THE REQUEST: Repeat each line of the material below exactly as it appears, minus any pictures.

RECORDED INFORMATION:
○ ○ ○ ○ ○ ○ ○

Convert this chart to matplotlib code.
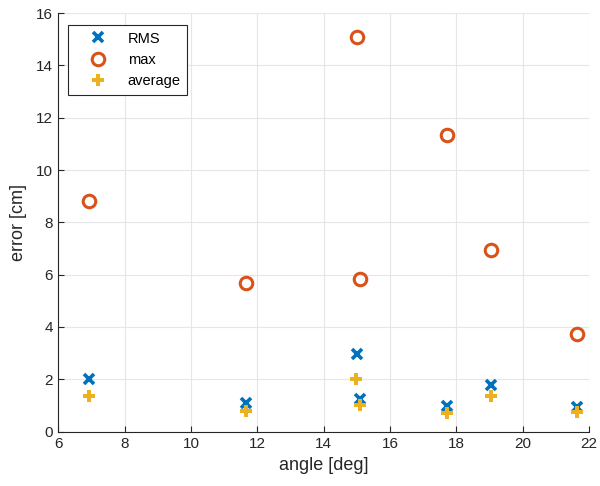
import matplotlib
matplotlib.use("Agg")
import matplotlib.pyplot as plt

plt.rcParams["font.family"] = ["Liberation Sans", "DejaVu Sans"]

# angle [deg] for each test
angle = [6.94, 11.66, 14.99, 15.08, 17.71, 19.03, 21.62]
angle_rms = [6.94, 11.66, 14.99, 15.08, 17.71, 19.03, 21.62]
angle_avg = [6.94, 11.66, 14.96, 15.08, 17.71, 19.03, 21.62]
# error statistics [cm]
rms_err = [2.0, 1.08, 2.97, 1.24, 0.96, 1.78, 0.95]
max_err = [8.82, 5.67, 15.07, 5.82, 11.33, 6.93, 3.72]
avg_err = [1.36, 0.80, 2.0, 1.02, 0.70, 1.36, 0.74]

BLUE = "#0072BD"
ORANGE = "#D95319"
YELLOW = "#EDB120"
TXT = "#262626"

fig = plt.figure(figsize=(6.0, 4.86), dpi=100)
ax = fig.add_axes([0.097, 0.112, 0.885, 0.861])

ax.plot(angle_rms, rms_err, ls="none", marker="x", color=BLUE,
        ms=6.5, mew=2.6, label="RMS")
ax.plot(angle, max_err, ls="none", marker="o", color=ORANGE,
        ms=9, mew=2.2, mfc="none", label="max")
ax.plot(angle_avg, avg_err, ls="none", marker="P", color=YELLOW,
        ms=8.5, mew=0, label="average")

ax.set_xlim(6, 22)
ax.set_ylim(0, 16)
ax.set_xticks(range(6, 23, 2))
ax.set_yticks(range(0, 17, 2))
ax.set_xlabel("angle [deg]", fontsize=13, color=TXT, labelpad=4)
ax.set_ylabel("error [cm]", fontsize=13, color=TXT, labelpad=6)
ax.tick_params(direction="in", length=4, labelsize=11, colors=TXT,
               width=0.8, pad=4)
ax.grid(True, color="#e6e6e6", lw=0.8)
ax.set_axisbelow(True)
for side in ("top", "right"):
    ax.spines[side].set_visible(False)
for side in ("left", "bottom"):
    ax.spines[side].set_color(TXT)
    ax.spines[side].set_linewidth(0.8)

leg = ax.legend(loc="upper left", bbox_to_anchor=(68 / 600, 1 - 25 / 486),
                bbox_transform=fig.transFigure, borderaxespad=0,
                fontsize=10.5, fancybox=False, edgecolor=TXT, framealpha=1,
                borderpad=0.45, handlelength=3.2, handletextpad=0.45,
                labelspacing=0.5)
leg.get_frame().set_linewidth(0.8)

fig.savefig("out.png", dpi=100)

○ ○ ○ ○ ○ ○ ○

TASK SOLUTION:
Convert this chart to matplotlib code.
import matplotlib
matplotlib.use("Agg")
import matplotlib.pyplot as plt

plt.rcParams["font.family"] = ["Liberation Sans", "DejaVu Sans"]

# angle [deg] for each test
angle = [6.94, 11.66, 14.99, 15.08, 17.71, 19.03, 21.62]
angle_rms = [6.94, 11.66, 14.99, 15.08, 17.71, 19.03, 21.62]
angle_avg = [6.94, 11.66, 14.96, 15.08, 17.71, 19.03, 21.62]
# error statistics [cm]
rms_err = [2.0, 1.08, 2.97, 1.24, 0.96, 1.78, 0.95]
max_err = [8.82, 5.67, 15.07, 5.82, 11.33, 6.93, 3.72]
avg_err = [1.36, 0.80, 2.0, 1.02, 0.70, 1.36, 0.74]

BLUE = "#0072BD"
ORANGE = "#D95319"
YELLOW = "#EDB120"
TXT = "#262626"

fig = plt.figure(figsize=(6.0, 4.86), dpi=100)
ax = fig.add_axes([0.097, 0.112, 0.885, 0.861])

ax.plot(angle_rms, rms_err, ls="none", marker="x", color=BLUE,
        ms=6.5, mew=2.6, label="RMS")
ax.plot(angle, max_err, ls="none", marker="o", color=ORANGE,
        ms=9, mew=2.2, mfc="none", label="max")
ax.plot(angle_avg, avg_err, ls="none", marker="P", color=YELLOW,
        ms=8.5, mew=0, label="average")

ax.set_xlim(6, 22)
ax.set_ylim(0, 16)
ax.set_xticks(range(6, 23, 2))
ax.set_yticks(range(0, 17, 2))
ax.set_xlabel("angle [deg]", fontsize=13, color=TXT, labelpad=4)
ax.set_ylabel("error [cm]", fontsize=13, color=TXT, labelpad=6)
ax.tick_params(direction="in", length=4, labelsize=11, colors=TXT,
               width=0.8, pad=4)
ax.grid(True, color="#e6e6e6", lw=0.8)
ax.set_axisbelow(True)
for side in ("top", "right"):
    ax.spines[side].set_visible(False)
for side in ("left", "bottom"):
    ax.spines[side].set_color(TXT)
    ax.spines[side].set_linewidth(0.8)

leg = ax.legend(loc="upper left", bbox_to_anchor=(68 / 600, 1 - 25 / 486),
                bbox_transform=fig.transFigure, borderaxespad=0,
                fontsize=10.5, fancybox=False, edgecolor=TXT, framealpha=1,
                borderpad=0.45, handlelength=3.2, handletextpad=0.45,
                labelspacing=0.5)
leg.get_frame().set_linewidth(0.8)

fig.savefig("out.png", dpi=100)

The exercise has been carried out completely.